### What you need to do
Copy exactly the lines of the records below, and only those lines, beginning with the line that contains "Rebuild this diagram" and ending with the line that contains "west] (taglabel) at".

### Raw data

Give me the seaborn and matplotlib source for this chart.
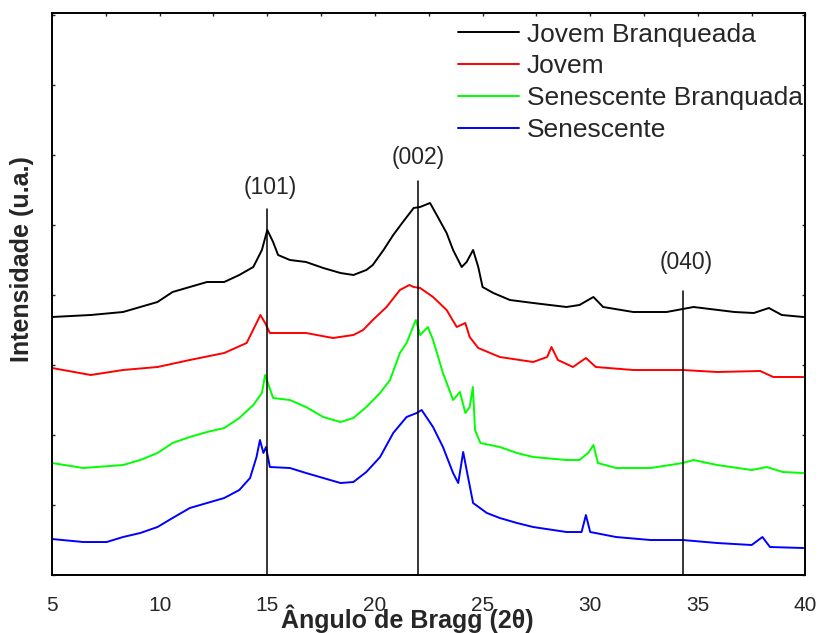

* * *

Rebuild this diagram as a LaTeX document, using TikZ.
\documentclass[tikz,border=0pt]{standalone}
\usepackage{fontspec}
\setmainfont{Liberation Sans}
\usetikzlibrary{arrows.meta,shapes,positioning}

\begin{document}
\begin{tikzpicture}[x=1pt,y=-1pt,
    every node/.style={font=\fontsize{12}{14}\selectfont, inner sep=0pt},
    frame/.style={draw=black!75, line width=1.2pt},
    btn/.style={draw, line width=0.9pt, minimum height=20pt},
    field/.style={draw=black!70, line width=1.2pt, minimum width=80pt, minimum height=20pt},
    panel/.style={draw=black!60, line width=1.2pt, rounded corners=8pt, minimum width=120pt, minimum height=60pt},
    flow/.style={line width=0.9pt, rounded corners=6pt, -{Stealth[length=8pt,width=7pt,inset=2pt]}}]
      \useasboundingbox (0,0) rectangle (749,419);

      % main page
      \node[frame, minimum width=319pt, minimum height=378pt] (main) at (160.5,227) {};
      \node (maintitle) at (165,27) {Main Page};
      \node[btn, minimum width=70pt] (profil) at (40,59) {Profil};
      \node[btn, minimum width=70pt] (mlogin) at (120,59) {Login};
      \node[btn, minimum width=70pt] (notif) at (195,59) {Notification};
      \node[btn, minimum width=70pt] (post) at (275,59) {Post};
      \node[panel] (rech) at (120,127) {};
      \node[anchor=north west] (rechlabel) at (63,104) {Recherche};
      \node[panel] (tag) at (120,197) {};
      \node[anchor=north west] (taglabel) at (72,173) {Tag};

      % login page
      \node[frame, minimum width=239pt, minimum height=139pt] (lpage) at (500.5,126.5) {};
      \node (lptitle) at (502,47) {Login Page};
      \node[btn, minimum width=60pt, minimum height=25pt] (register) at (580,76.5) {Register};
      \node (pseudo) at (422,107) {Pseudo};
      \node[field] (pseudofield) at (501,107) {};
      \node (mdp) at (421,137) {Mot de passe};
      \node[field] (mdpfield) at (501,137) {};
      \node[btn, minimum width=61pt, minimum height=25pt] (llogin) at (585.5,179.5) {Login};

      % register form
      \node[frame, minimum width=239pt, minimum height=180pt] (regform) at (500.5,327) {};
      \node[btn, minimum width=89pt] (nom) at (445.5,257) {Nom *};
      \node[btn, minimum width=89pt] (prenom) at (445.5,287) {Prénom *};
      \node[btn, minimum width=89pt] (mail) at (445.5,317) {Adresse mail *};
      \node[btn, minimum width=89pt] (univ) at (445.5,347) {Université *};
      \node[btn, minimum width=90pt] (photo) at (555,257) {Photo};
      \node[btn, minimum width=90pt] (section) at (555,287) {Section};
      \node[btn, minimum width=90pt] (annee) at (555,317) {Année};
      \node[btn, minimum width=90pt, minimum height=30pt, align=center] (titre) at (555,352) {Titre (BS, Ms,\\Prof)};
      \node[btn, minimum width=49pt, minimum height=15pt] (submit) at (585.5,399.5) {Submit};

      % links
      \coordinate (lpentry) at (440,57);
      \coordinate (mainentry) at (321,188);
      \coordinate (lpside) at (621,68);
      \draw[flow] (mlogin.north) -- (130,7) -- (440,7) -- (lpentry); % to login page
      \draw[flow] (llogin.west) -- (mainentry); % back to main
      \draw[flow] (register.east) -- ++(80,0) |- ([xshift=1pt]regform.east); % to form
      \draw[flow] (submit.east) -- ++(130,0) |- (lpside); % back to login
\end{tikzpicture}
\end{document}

* * *

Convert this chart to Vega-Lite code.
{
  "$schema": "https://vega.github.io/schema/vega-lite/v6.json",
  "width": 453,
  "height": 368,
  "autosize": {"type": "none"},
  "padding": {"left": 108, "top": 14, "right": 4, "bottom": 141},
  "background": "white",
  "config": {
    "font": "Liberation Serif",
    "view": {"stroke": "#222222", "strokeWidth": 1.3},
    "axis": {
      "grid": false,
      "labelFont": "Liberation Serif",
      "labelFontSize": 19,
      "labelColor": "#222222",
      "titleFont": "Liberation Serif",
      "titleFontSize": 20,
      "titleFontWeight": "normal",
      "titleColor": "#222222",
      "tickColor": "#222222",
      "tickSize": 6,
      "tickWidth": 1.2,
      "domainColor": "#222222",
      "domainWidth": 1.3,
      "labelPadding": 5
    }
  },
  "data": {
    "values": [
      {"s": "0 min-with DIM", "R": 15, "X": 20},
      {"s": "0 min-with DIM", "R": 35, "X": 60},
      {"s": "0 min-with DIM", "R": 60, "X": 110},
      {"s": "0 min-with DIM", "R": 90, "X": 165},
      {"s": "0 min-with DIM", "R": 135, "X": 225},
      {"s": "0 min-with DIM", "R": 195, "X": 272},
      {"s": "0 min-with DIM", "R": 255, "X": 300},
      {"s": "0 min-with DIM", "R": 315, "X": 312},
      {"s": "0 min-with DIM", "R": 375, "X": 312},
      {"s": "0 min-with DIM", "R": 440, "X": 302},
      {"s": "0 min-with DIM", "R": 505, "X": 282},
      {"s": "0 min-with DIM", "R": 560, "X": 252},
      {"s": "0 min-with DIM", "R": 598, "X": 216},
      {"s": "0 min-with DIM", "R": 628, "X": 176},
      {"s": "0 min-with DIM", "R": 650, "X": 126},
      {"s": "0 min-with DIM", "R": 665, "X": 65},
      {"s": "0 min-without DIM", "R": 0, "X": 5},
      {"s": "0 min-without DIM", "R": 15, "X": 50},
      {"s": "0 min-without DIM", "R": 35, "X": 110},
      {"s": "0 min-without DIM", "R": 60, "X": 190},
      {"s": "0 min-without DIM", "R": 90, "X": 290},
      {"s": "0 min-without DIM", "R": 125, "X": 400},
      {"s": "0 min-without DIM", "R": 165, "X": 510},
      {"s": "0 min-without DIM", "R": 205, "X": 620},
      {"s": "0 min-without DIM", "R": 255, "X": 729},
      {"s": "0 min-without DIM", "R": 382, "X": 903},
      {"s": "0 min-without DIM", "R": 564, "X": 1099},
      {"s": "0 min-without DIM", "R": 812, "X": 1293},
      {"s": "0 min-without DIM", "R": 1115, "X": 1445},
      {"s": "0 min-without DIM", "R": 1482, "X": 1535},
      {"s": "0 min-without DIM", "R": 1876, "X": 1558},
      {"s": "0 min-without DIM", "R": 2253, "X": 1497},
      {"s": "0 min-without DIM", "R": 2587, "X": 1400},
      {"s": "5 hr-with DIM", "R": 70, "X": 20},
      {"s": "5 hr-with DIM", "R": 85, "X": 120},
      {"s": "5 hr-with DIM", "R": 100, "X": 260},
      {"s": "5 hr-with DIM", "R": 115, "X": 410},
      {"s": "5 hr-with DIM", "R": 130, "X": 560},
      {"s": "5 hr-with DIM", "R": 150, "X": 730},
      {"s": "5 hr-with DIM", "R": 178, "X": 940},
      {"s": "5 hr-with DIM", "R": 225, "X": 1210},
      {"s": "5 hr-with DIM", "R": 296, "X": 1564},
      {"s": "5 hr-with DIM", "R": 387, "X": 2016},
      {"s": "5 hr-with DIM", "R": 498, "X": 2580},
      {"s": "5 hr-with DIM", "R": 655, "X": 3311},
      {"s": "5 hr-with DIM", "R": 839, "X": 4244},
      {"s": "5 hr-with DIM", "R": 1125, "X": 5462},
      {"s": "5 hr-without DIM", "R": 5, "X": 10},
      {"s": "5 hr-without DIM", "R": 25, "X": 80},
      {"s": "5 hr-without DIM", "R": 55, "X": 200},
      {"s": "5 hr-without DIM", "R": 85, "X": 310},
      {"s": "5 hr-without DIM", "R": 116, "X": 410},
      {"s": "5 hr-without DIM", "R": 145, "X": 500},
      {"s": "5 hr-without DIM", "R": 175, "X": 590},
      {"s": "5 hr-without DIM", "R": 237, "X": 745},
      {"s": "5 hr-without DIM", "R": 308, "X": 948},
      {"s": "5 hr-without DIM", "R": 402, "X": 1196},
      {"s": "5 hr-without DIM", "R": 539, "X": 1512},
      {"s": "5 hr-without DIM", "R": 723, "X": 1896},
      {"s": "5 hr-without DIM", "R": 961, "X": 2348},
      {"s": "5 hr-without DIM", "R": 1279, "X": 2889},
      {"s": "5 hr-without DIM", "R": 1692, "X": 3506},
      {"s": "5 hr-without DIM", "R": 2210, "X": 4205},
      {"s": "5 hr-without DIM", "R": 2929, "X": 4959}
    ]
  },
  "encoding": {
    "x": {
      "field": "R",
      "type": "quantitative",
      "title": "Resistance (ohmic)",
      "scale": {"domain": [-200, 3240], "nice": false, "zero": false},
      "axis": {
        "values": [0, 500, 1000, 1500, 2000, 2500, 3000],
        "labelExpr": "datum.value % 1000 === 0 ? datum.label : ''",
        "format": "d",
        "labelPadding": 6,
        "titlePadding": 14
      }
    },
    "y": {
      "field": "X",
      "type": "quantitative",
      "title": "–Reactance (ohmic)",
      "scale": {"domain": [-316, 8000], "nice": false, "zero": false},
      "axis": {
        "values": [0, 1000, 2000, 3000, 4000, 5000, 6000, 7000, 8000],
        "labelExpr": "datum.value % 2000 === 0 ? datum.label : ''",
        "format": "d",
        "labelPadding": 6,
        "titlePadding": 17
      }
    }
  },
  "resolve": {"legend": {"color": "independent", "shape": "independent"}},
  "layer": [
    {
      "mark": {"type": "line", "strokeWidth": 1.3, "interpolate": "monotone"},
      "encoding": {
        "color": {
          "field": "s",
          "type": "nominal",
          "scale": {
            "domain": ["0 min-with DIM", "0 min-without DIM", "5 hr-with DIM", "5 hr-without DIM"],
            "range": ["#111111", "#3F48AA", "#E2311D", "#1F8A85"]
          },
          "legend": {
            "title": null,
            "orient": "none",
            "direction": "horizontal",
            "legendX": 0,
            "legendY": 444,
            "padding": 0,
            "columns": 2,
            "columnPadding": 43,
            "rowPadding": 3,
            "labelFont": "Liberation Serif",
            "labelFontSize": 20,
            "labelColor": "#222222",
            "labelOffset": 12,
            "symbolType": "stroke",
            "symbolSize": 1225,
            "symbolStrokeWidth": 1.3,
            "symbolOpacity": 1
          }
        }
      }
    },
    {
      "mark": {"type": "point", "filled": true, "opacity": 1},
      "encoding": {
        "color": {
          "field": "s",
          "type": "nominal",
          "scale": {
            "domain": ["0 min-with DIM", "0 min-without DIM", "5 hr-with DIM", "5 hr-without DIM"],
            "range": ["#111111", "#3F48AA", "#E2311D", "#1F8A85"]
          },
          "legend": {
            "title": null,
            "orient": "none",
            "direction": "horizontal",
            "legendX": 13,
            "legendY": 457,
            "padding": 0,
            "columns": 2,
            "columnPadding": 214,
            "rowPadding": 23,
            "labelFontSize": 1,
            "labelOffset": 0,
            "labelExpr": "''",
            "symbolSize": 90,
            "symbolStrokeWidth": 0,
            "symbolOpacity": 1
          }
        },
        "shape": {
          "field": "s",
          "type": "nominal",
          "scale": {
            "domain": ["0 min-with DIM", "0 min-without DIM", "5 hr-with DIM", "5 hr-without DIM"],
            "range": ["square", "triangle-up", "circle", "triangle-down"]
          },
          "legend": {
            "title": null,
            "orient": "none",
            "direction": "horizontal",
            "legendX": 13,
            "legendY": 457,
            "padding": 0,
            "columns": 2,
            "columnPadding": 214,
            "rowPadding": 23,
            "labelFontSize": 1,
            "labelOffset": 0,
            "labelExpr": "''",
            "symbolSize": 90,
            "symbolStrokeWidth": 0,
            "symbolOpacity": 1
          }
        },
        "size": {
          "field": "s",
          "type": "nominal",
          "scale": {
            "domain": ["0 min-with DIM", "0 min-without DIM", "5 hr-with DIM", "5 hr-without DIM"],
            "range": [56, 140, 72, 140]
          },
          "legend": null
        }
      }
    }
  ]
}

### Correct result
Rebuild this diagram as a LaTeX document, using TikZ.
\documentclass[tikz,border=0pt]{standalone}
\usepackage{fontspec}
\setmainfont{Liberation Sans}
\usetikzlibrary{arrows.meta,shapes,positioning}

\begin{document}
\begin{tikzpicture}[x=1pt,y=-1pt,
    every node/.style={font=\fontsize{12}{14}\selectfont, inner sep=0pt},
    frame/.style={draw=black!75, line width=1.2pt},
    btn/.style={draw, line width=0.9pt, minimum height=20pt},
    field/.style={draw=black!70, line width=1.2pt, minimum width=80pt, minimum height=20pt},
    panel/.style={draw=black!60, line width=1.2pt, rounded corners=8pt, minimum width=120pt, minimum height=60pt},
    flow/.style={line width=0.9pt, rounded corners=6pt, -{Stealth[length=8pt,width=7pt,inset=2pt]}}]
      \useasboundingbox (0,0) rectangle (749,419);

      % main page
      \node[frame, minimum width=319pt, minimum height=378pt] (main) at (160.5,227) {};
      \node (maintitle) at (165,27) {Main Page};
      \node[btn, minimum width=70pt] (profil) at (40,59) {Profil};
      \node[btn, minimum width=70pt] (mlogin) at (120,59) {Login};
      \node[btn, minimum width=70pt] (notif) at (195,59) {Notification};
      \node[btn, minimum width=70pt] (post) at (275,59) {Post};
      \node[panel] (rech) at (120,127) {};
      \node[anchor=north west] (rechlabel) at (63,104) {Recherche};
      \node[panel] (tag) at (120,197) {};
      \node[anchor=north west] (taglabel) at (72,173) {Tag};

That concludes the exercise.